Wednesday, April 20, 2011

Health Myth 7: We Can Conquer Disease and Death

We spend a lot of time and money trying cure diseases. Owing to the ideology of progress, we have faith in the near inevitability that any given disease will eventually be cured, if only we devote enough research to it. Those who envision a future in which all diseases have been cured (most eradicated), allowing us to live long lives before dying peacefully of old age, are generally not considered pie-in-the-sky idealists.

Clearly our belief in progress necessitates a certain view of health as "conquest" (just as political and economic progress entailed colonial conquest). Progress involves the subordination of all things to human (generally means certain humans) control. But can death and disease ever be entirely within our control?

First, consider: everyone dies. Some people have noted that as the death rate from one disease goes down, the rates of others, by necessity go up. Is this really an accomplishment? Curing and preventing diseases never lowers the rate of death!

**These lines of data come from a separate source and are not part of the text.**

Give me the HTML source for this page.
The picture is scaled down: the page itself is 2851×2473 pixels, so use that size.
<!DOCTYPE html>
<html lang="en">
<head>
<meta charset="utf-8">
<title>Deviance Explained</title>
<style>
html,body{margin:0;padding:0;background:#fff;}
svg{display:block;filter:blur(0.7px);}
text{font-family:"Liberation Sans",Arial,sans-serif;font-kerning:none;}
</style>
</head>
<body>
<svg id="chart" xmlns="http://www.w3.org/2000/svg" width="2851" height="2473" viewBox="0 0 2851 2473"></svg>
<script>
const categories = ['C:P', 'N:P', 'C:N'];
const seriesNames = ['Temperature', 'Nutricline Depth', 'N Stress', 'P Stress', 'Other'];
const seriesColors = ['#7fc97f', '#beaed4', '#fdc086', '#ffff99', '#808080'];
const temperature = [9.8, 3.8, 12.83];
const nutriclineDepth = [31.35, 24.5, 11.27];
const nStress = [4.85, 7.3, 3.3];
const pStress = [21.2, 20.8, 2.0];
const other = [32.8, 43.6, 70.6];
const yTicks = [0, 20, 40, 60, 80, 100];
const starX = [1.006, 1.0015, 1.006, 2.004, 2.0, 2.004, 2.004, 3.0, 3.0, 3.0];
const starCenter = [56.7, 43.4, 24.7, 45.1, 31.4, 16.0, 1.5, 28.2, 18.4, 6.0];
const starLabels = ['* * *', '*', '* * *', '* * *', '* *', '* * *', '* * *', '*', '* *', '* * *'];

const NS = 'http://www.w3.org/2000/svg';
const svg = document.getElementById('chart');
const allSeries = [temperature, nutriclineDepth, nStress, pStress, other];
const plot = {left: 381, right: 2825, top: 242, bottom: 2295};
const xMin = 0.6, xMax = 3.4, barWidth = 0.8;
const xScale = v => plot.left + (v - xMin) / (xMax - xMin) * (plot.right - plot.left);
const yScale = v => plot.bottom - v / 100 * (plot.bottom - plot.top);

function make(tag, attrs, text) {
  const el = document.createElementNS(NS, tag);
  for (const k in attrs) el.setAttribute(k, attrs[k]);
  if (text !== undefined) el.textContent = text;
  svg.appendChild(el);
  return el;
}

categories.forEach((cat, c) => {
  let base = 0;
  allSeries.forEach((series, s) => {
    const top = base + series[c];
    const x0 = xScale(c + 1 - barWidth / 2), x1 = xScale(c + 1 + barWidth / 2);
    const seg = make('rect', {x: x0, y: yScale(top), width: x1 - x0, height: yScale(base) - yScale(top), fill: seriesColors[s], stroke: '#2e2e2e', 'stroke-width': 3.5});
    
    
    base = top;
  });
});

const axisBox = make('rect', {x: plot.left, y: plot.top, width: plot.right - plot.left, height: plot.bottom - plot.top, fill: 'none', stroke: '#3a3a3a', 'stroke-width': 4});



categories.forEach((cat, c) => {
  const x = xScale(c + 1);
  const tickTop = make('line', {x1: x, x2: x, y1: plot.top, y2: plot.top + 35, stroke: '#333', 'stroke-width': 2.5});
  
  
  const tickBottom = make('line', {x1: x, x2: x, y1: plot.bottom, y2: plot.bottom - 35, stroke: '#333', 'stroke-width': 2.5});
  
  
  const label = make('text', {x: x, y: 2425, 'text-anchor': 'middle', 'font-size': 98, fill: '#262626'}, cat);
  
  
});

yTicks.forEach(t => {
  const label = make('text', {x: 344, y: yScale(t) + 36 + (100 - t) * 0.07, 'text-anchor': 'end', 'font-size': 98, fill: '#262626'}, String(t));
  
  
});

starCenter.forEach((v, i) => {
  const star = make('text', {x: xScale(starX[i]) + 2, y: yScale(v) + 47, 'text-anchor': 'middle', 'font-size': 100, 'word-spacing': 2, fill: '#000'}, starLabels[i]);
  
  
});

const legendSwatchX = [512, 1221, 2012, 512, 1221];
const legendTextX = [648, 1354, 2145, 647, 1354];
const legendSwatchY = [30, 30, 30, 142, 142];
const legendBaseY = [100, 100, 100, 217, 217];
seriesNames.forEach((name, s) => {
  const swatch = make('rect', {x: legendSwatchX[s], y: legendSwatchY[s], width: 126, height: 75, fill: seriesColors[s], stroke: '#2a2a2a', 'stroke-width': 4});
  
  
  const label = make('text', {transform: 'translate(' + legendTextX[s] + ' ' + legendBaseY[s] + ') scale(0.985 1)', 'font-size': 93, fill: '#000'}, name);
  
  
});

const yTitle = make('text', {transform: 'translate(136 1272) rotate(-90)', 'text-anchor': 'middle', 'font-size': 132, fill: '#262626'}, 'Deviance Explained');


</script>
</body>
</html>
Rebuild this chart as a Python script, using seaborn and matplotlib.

You may argue, "Yes, but by combating [another militaristic metaphor!] disease, even if those potentially affected die anyway, at least we have eliminated the suffering caused by that illness." True. But remember, old age comes with its own forms of suffering: mental deterioration, physical weakness and pains, accidents resulting from impaired abilities, etc. Eliminating a disease does not by any necessity reduce suffering in the long run. It might. But it might not.

"Maybe we could control that too. With medical advances, we could eventually prevent the mental and physical deteriorations of old age!" However, by believing that we can eventually control everything, we are once again relying upon the model of simple, linear causality, that is ultimately inadequate to account for a complex system like the human body. The environment is constantly changing in ways that we cannot predict (by virtue of the fact that it, too, is a complex system), and therefore the body will always be responding to these changes in unforeseen ways. The growth of antibiotic resistant bacteria is only one of many ways in which our world continues to transform itself.

To eliminate death and disease, we would have to be able to bring every single aspect of our living environment under our control. Unfortunately, the properties of complex systems and chaos make this goal completely unattainable.